LISTING —
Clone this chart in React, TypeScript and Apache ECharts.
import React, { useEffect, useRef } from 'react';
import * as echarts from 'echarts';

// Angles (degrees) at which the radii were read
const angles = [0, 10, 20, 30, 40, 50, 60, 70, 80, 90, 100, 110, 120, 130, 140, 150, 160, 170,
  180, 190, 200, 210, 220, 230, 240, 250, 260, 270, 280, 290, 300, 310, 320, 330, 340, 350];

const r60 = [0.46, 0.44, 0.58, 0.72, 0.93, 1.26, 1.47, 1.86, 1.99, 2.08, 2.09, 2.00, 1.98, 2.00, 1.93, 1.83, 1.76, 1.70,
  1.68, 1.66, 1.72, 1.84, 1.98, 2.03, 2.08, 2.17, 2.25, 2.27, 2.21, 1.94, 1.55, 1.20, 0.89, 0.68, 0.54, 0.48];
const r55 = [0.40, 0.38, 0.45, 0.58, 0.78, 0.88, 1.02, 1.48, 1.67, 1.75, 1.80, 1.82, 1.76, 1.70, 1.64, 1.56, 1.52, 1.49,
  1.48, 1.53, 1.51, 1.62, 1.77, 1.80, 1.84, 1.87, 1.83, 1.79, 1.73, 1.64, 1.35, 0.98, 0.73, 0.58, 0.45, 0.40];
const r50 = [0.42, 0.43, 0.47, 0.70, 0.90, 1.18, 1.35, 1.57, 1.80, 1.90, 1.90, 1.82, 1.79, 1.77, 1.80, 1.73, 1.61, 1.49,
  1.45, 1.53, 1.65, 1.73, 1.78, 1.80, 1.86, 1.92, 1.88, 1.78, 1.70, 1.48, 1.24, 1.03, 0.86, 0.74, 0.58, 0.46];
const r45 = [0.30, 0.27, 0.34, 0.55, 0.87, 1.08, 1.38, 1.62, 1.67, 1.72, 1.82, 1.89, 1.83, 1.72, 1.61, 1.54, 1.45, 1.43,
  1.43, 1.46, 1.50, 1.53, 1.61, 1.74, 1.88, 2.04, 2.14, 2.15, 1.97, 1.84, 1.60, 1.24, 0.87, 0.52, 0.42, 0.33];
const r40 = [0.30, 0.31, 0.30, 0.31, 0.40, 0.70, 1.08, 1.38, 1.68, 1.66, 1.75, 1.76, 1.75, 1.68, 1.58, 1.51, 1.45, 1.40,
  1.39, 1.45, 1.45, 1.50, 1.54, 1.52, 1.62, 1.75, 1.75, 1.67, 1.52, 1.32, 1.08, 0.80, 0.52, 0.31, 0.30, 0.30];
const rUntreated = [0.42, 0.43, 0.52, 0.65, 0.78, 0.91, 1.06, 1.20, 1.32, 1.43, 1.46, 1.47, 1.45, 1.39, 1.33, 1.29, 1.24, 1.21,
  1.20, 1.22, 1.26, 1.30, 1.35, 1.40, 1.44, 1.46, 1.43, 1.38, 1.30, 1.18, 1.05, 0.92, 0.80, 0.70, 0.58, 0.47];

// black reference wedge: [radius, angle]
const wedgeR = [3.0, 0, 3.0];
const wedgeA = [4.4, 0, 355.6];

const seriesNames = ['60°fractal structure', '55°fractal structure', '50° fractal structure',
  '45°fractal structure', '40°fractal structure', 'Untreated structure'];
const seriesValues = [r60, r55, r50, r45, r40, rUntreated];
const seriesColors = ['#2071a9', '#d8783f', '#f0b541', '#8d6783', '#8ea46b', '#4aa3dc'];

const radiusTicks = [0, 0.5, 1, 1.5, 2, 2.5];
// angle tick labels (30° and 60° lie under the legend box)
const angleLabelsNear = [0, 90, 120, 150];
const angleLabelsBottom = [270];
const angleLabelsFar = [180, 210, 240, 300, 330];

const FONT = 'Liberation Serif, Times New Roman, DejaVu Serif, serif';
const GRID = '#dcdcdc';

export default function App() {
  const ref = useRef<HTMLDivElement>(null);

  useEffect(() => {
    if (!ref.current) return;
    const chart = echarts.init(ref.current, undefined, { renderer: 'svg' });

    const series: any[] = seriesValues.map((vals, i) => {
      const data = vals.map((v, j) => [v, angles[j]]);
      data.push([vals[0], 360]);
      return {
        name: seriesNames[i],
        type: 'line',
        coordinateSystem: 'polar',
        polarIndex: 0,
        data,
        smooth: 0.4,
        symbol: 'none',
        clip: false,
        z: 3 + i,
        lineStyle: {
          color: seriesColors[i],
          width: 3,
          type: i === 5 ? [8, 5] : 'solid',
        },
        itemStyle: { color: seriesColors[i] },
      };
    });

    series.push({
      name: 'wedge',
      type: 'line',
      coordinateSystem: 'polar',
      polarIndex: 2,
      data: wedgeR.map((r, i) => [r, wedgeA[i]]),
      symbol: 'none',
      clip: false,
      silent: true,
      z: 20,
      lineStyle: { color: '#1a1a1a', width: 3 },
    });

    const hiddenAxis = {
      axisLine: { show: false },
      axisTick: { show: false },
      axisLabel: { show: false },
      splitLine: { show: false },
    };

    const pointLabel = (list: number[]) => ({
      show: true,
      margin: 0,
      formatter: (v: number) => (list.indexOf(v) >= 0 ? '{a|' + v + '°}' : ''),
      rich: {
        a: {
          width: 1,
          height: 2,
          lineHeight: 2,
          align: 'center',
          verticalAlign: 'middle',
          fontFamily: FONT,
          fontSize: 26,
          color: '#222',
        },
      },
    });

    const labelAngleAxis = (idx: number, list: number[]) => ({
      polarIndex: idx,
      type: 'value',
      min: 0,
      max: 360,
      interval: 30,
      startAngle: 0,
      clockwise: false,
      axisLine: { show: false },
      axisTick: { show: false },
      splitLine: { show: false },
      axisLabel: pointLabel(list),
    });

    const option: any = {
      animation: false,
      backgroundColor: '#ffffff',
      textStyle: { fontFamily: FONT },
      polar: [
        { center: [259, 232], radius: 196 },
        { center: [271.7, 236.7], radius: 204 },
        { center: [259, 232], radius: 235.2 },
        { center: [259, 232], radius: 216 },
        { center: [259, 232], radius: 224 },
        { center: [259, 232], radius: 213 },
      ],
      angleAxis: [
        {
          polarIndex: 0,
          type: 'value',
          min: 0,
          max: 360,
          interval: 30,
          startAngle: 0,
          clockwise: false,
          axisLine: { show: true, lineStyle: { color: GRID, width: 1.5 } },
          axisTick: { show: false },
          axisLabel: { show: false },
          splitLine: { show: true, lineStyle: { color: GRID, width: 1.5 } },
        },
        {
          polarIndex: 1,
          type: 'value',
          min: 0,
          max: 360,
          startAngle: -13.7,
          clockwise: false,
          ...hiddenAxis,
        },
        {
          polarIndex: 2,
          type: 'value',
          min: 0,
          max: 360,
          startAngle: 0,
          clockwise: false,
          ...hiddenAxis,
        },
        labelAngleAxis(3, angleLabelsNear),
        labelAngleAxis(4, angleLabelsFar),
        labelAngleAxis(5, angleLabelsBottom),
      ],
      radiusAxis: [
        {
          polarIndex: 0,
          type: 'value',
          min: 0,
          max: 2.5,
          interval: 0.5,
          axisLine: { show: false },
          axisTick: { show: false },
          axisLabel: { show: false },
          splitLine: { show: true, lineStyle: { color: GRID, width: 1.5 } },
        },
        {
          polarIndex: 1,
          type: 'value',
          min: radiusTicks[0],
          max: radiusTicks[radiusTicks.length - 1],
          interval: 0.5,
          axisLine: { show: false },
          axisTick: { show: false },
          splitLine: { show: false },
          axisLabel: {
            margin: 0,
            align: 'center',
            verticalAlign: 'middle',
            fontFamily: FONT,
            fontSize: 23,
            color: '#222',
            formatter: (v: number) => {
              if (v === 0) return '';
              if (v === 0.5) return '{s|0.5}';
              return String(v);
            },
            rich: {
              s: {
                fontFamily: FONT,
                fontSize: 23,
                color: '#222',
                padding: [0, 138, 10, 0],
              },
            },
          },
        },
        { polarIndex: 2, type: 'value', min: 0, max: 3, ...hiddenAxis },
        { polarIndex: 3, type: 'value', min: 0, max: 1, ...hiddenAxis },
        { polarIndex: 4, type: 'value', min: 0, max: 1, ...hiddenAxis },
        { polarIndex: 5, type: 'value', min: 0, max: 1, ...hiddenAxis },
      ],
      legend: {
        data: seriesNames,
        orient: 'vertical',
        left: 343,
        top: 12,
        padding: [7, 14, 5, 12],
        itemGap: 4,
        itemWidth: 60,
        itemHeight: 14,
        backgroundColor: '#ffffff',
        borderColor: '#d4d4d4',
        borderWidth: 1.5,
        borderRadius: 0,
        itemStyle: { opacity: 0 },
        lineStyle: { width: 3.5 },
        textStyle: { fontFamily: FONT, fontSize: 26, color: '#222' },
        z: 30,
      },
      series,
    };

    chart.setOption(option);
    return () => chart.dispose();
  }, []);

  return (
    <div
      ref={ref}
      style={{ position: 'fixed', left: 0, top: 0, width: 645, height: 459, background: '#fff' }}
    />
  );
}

---

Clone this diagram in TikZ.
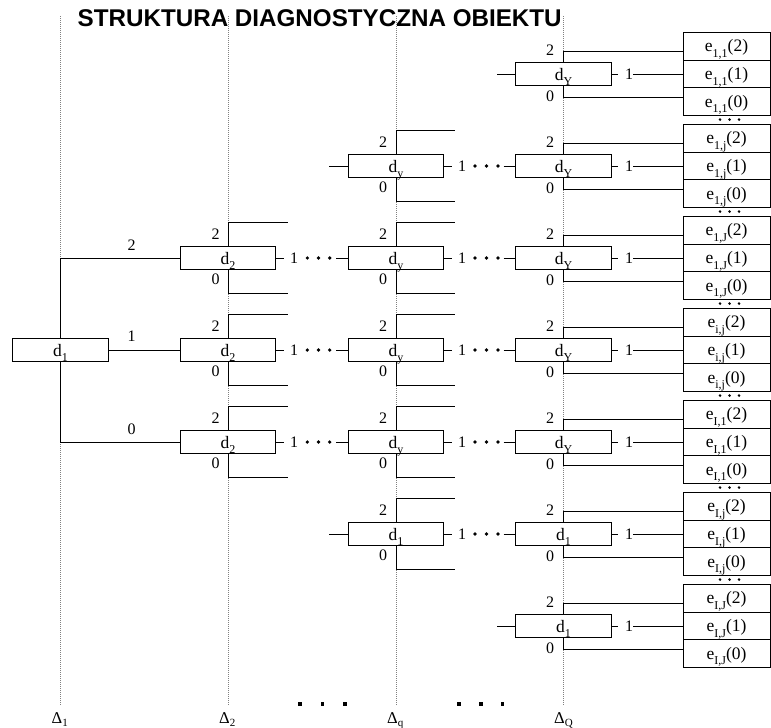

==

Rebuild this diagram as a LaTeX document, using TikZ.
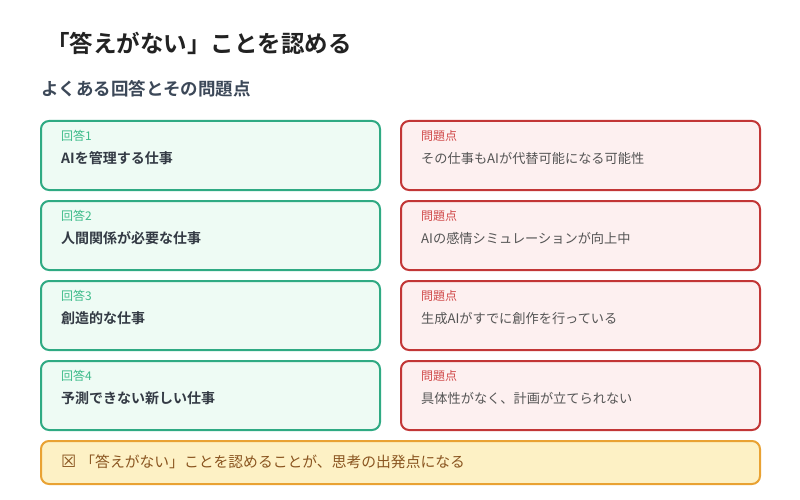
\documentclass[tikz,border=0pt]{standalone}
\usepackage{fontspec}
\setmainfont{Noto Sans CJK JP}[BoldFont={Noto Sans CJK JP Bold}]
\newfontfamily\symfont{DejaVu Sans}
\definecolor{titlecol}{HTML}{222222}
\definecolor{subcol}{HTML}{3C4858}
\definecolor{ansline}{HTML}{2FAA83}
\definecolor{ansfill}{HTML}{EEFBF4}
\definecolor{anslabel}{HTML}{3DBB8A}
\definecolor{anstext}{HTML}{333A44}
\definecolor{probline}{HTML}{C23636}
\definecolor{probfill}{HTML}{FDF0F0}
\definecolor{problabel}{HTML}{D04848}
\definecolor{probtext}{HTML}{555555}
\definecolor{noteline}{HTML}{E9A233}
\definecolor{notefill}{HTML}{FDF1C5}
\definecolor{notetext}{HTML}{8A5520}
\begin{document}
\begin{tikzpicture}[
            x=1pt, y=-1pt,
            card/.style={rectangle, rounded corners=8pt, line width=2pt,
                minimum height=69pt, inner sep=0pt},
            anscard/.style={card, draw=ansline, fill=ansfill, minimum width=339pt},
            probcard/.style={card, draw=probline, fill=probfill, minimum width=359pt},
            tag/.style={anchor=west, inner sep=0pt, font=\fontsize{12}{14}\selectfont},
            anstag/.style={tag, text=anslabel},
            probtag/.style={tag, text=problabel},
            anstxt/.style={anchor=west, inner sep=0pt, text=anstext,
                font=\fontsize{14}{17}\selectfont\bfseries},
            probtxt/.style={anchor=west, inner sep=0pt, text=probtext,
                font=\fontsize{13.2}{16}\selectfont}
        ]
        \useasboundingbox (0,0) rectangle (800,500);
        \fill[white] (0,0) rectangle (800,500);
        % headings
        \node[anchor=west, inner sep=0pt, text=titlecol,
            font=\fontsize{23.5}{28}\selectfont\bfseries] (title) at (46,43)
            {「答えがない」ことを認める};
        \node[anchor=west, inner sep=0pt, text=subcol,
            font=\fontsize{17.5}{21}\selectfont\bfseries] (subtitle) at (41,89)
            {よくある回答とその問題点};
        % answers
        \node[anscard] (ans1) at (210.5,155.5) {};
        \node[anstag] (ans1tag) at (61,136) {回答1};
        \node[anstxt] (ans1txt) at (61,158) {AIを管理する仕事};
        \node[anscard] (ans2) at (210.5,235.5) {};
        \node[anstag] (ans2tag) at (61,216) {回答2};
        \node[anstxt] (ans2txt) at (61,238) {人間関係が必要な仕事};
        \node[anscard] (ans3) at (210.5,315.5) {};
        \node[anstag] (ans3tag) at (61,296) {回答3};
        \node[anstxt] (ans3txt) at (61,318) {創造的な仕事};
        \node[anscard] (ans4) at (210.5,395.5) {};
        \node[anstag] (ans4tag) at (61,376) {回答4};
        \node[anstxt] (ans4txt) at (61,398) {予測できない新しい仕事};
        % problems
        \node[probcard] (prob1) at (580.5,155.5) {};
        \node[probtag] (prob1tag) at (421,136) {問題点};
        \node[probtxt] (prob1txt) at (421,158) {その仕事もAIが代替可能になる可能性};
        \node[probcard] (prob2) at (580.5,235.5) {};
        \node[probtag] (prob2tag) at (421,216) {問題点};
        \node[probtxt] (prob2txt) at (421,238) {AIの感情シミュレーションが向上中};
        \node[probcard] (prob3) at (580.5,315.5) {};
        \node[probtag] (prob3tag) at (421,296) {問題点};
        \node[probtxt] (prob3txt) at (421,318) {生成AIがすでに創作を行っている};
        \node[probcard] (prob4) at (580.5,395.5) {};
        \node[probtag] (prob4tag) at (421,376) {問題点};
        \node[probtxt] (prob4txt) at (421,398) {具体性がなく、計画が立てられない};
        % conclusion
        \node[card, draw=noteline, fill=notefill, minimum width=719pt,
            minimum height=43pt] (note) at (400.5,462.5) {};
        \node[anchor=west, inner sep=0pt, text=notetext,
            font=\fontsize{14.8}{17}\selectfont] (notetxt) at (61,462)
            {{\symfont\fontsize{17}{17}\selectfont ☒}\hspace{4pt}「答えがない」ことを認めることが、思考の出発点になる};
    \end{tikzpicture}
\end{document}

GIVEN REQUEST — Of the entries above, repeat exactly the lines from the line with "Clone this chart" through the line with "330, 340, 350];", both of them included.

TASK OUTPUT —
Clone this chart in React, TypeScript and Apache ECharts.
import React, { useEffect, useRef } from 'react';
import * as echarts from 'echarts';

// Angles (degrees) at which the radii were read
const angles = [0, 10, 20, 30, 40, 50, 60, 70, 80, 90, 100, 110, 120, 130, 140, 150, 160, 170,
  180, 190, 200, 210, 220, 230, 240, 250, 260, 270, 280, 290, 300, 310, 320, 330, 340, 350];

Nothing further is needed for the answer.